Developing Book Relays
At the start of the year, I organized fifteen titles of realistic fiction books that shared all different perspectives and lenses through characters. For a few class periods, I shared book talks on the titles so the students would be familiar with the titles of the books. The book talks also helped to gain interest in the different books. I left the books out on display in the classroom as I talked about each one. When we were finished with the book talks, the students filled out a Google form with their top two choices. The information went to a spreadsheet that allowed me to form relay teams.
All of the books were books that I had read, except for one new title that I was familiar with from our teacher librarian. By having one book that I had not read, I was able to place myself on a relay team with the kids. After the groups were formed, I made a bulletin board display so students could see the book covers and teams. Some of the books were not chosen and some titles had more interest. There were a few books with multiple teams. The display had the names of the readers on the team so that each reader could be encouraged. The books were checked out through our school library and passed out for students to begin. As students finished books, we placed stars next to their name. The visual allowed the groups to know who they were encouraging.

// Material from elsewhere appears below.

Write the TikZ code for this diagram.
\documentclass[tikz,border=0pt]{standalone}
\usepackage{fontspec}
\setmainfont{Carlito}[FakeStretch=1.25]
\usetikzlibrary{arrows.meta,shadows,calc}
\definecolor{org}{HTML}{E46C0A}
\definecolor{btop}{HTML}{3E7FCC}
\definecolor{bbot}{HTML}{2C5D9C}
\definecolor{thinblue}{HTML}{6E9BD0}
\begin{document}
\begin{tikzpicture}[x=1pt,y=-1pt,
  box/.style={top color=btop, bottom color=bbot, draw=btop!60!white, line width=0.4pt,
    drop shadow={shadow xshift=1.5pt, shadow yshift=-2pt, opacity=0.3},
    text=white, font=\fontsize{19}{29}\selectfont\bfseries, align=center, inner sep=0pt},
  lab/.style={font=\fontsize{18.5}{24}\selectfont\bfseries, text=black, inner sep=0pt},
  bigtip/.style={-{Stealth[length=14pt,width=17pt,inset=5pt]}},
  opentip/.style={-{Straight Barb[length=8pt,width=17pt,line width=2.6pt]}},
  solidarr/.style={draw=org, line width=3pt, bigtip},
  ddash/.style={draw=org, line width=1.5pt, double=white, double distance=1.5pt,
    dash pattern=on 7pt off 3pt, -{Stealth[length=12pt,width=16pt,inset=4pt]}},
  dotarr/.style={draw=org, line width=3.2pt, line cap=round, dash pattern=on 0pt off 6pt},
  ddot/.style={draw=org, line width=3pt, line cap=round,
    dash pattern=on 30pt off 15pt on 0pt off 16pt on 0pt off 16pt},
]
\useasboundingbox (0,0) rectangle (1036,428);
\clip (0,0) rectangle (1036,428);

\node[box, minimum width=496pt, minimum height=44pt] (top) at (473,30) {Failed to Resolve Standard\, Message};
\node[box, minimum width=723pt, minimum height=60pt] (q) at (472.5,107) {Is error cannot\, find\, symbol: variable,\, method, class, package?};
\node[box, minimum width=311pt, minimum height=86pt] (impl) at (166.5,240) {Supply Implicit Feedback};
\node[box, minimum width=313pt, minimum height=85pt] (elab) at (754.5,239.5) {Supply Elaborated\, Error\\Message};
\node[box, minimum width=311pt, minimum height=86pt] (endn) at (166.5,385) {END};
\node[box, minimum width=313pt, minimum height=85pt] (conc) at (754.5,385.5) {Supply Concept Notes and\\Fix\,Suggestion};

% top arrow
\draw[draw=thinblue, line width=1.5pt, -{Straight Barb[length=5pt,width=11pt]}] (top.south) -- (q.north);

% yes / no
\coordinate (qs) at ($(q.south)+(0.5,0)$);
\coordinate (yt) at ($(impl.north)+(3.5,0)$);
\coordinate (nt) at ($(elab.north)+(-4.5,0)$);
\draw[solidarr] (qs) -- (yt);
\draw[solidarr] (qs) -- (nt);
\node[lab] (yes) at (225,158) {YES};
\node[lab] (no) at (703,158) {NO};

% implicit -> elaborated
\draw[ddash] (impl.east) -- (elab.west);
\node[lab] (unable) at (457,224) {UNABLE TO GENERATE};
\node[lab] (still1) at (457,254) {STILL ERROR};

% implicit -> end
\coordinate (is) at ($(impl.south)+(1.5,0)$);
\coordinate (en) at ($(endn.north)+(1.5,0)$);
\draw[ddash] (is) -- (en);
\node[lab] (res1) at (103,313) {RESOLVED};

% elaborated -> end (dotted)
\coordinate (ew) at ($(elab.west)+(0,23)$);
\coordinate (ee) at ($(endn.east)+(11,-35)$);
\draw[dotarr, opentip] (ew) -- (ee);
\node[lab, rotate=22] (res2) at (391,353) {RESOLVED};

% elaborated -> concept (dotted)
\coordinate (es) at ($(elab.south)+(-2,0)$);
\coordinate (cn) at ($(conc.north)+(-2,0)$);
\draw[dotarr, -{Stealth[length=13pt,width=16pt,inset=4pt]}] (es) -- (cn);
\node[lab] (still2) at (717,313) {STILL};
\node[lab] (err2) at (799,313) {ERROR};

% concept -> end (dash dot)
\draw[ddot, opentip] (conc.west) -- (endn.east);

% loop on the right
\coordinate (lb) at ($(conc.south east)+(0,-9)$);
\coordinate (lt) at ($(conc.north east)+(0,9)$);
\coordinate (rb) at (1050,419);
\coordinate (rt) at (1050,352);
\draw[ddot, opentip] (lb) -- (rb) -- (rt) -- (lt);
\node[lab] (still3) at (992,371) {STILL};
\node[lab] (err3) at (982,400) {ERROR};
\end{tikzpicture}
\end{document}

The process of setting up book relays surpassed my hopes for my readers. First of all, the first library session after the relays began students were checking out books from different relays because they wanted to read them. Some students gravitated to the books that were not chosen as a full relay team. Students were not wandering looking for books. Our daily reading time was building stamina quickly as students wanted to make progress in their books. The room was buzzing with conversation about the books and how great they were. It was easy to promote the idea of finishing a book in two weeks’ time. Students came to a small group, so they could work with me to plan how to set up daily reading targets to reach their two week goal. We used Post-It notes to mark starting and stopping points. Students were reading more at home so that they could finish their goals for the day. Many of the groups had a first reader done in less than a week.The first relay team finished before midterm. Readers have continued to read books from the relay list even after they have finished their role on a team. It takes about two quarters for all teams to cross the finish line.
Thoughts from Students
“I thought it was a fun challenge. It made it a fun way to finish a book. Normally, it takes me a while.” (Savanah, 5th grade)
“It was cool to have a challenge.” (Josie, 5th grade)
“It encouraged me to read more because I am competitive. I knew if a book won, I could read it. The title seemed weird [Fish in a Tree] and I was interested.” (Maddux, 5th grade)
“Can we do more relays this year? Can we do fantasy?” (Larkin, 5th grade)
Tips from the Relays
My classes are made up of a wide variety of readers. I have students with IEP’s, and I have high ability readers. Be flexible with your readers. For example, maybe you need to have partners take a leg of a relay so they may read together. Allow students to access text in print and audio books. We used the Libby app and the Hoopla app to gain access to audio through the public library. Audio helps students have a fluent model to follow along with while holding the book. It also allowed all readers the ability to participate. These apps worked well with our one-to-one iPads and a pair of earbuds.
Allow students to leave questions or connections in the books on Post-It notes. It was certainly more fun for the other readers. Students can leave notes for the next reader to come find them when they reach a spot in the book. Some students wanted to connect with other readers and this gave them a system. Plus, we were learning how to think while reading and using “thinking spots” in our mini-lessons. If you read one of the books too, it gives you an authentic way to model for your readers.
Having students using a lot of great books at the start allowed me to have effective one-on-one conferences with my students. It was easy to see if a student was understanding the story and inferring about the characters since I knew the books well. Students also had space to choose their own reading material since they were staggered in the relays. I was still able to get a sense of what types of books each student enjoyed
Let your families know what you are doing. Some of my parents were excited to partner with their child and help them reach their goals at home. Parents appreciated knowing other books they could guide their readers to right away too. Home reading improves skills and getting parents excited helps.
One problem I faced was allowing readers to sign up for multiple books. I never want to limit a reader. However, it just did not work out too well. One student begged to be on multiple relays. We tried to have her be a first reader, a third reader, and a fourth reader. She still ended up with multiple books at a time. Then classmates were frustrating her because they wanted their book to be the next one she finished. The dynamic was not the same. My advice would be for each reader to be on one team. Encourage readers to choose more for their self-selected reads. Trust me, they will.
If you are interested in trying a book relay, use the resources provided or adapt them for your own use. Happy reading relays!